There is still another reason why we should not tamper with Mattyasovszky in resolving this case. Courts and litigants have relied on Mattyasovszky as setting forth the law of Illinois in cases in which representatives of one or more decedents sought punitive damages. (Hamrick v. Lewis (N.D. Ill. 1981), 515 F. Supp. 983, 988 (action brought under the Survival Act); In re Johns-Manville Asbestos Cases (N.D. Ill. 1981), 511 F. Supp. 1235, 1240 (Survival Act and Wrongful Death Act); see also In re Air Crash Disaster Near Chicago, Illinois on May 25, 1979 (7th Cir. 1981), 644 F.2d 594, 605-06 (actions brought only under the Wrongful Death Act).) In the latter two cases the claims of many plaintiffs were stricken in reliance on the viability of Mattyasovszky.
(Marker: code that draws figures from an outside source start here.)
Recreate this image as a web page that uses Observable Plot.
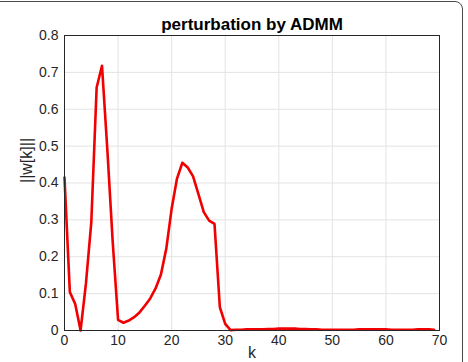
<!DOCTYPE html>
<html>
<head>
<meta charset="utf-8">
<script src="https://cdn.jsdelivr.net/npm/d3@7"></script>
<script src="https://cdn.jsdelivr.net/npm/@observablehq/plot@0.6"></script>
<style>
  html, body { margin: 0; padding: 0; background: #fff; }
  #wrap { position: relative; width: 468px; height: 362px; overflow: hidden; background: #fff; }
  #border { position: absolute; left: -20px; top: 1px; width: 483px; height: 420px; border: 1px solid #4a4a4a; border-radius: 8px; box-sizing: border-box; pointer-events: none; }
  #chart { position: absolute; left: 0; top: 0; }
</style>
</head>
<body>
<div id="wrap"><div id="chart"></div><div id="border"></div></div>
<script>
const title = "perturbation by ADMM";
const xLabel = "k";
const yLabel = "||w[k]||";
const xTicks = [0, 10, 20, 30, 40, 50, 60, 70];
const yTicks = [0, 0.1, 0.2, 0.3, 0.4, 0.5, 0.6, 0.7, 0.8];
const kValues = d3.range(0, 70);
const wNorm = [
  0.415, 0.104, 0.072, 0.0, 0.127, 0.293, 0.659, 0.718, 0.49, 0.24,
  0.029, 0.021, 0.027, 0.036, 0.049, 0.067, 0.087, 0.114, 0.152, 0.222,
  0.33, 0.412, 0.455, 0.442, 0.418, 0.37, 0.321, 0.298, 0.289, 0.063,
  0.018, 0.001, 0.002, 0.002, 0.003, 0.003, 0.003, 0.003, 0.004, 0.004,
  0.005, 0.005, 0.005, 0.005, 0.004, 0.004, 0.003, 0.003, 0.002, 0.002,
  0.002, 0.002, 0.002, 0.002, 0.002, 0.003, 0.003, 0.003, 0.003, 0.003,
  0.003, 0.002, 0.002, 0.002, 0.002, 0.002, 0.003, 0.003, 0.003, 0.002
];
const data = kValues.map((k, i) => ({k, w: wNorm[i]}));

const font = "'Liberation Sans', Arial, Helvetica, sans-serif";
const chart = Plot.plot({
  width: 468,
  height: 362,
  marginLeft: 64,
  marginRight: 29,
  marginTop: 35,
  marginBottom: 32,
  style: {fontFamily: font, background: "transparent", color: "#262626"},
  x: {domain: [0, 70]},
  y: {domain: [0, 0.8]},
  marks: [
    Plot.gridX(xTicks, {stroke: "#e3e3e3", strokeOpacity: 1}),
    Plot.gridY(yTicks, {stroke: "#e3e3e3", strokeOpacity: 1}),
    Plot.axisX(xTicks, {tickSize: 0, tickPadding: 5, fontSize: 14, label: null, fill: "#262626"}),
    Plot.axisY(yTicks, {tickSize: 0, tickPadding: 6, fontSize: 14, label: null, tickFormat: d => d === 0 ? "0" : d3.format(".1f")(d), fill: "#262626"}),
    Plot.line(data, {x: "k", y: "w", stroke: "#f00000", strokeWidth: 2.6, strokeLinejoin: "round"}),
    Plot.frame({stroke: "#262626", strokeWidth: 1}),
    Plot.text([title], {frameAnchor: "top", lineAnchor: "bottom", dy: -6, fontSize: 17, fontWeight: "bold", fill: "#000"}),
    Plot.text([yLabel], {frameAnchor: "left", dx: -38, rotate: -90, fontSize: 16, fill: "#262626"}),
    Plot.text([xLabel], {frameAnchor: "bottom", lineAnchor: "top", dy: 16, fontSize: 16, fill: "#262626"})
  ]
});
document.getElementById("chart").appendChild(chart);
</script>
</body>
</html>
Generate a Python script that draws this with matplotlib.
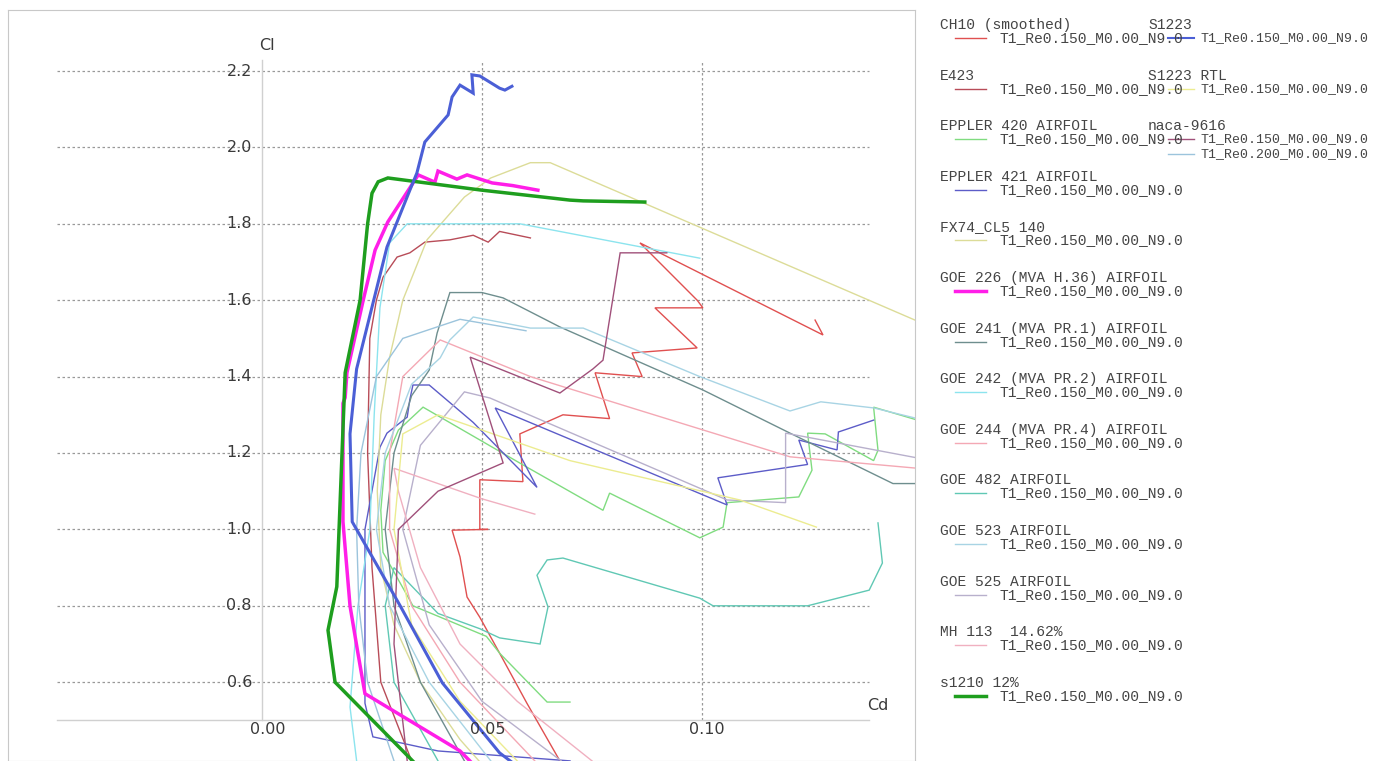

For this court to overrule Mattyasovszky now, in the absence of any indication that the legislature has determined that our interpretation of the Survival Act in Mattyasovszky was mistaken or that the Act as so interpreted should be changed, would be a disservice to the plaintiffs in those cases in addition to detracting from the degree of reliance the public can place on the meaning of statutes which this court has construed.

*338Accordingly, the judgment of the appellate court is reversed, the judgment of the circuit court is affirmed, and the cause is remanded to the circuit court for further proceedings not inconsistent with the views expressed herein.

Appellate court reversed; circuit court affirmed; cause remanded.